Trade-offs and When Hybrid Makes Sense
Hybrid programming is not a free win; it adds complexity:
- Two (or more) programming models to understand and debug
- Potential for new kinds of bugs (e.g., mismatched MPI and threading assumptions)
- Additional tuning parameters (ranks vs. threads vs. GPU work size)
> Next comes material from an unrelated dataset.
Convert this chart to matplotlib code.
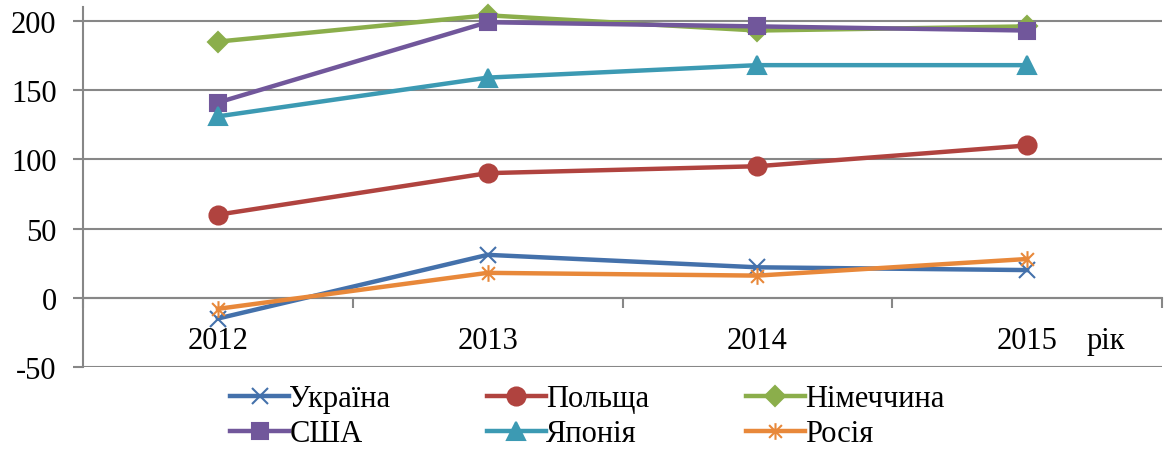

Despite that, the motivation to use hybrid is strong when:
- Nodes have many cores and/or GPUs
- Memory per process is a concern
- Pure MPI scaling starts to saturate at high process counts
- You want a single code to run efficiently across a range of machine sizes
Conversely, hybrid may be less compelling when:
- Running on small systems with few cores per node
- Problem size is modest
- Simplicity is more important than peak performance
Understanding these motivations will help you decide, in later chapters, how to combine MPI, OpenMP, and accelerators in a way that matches your applications and target systems.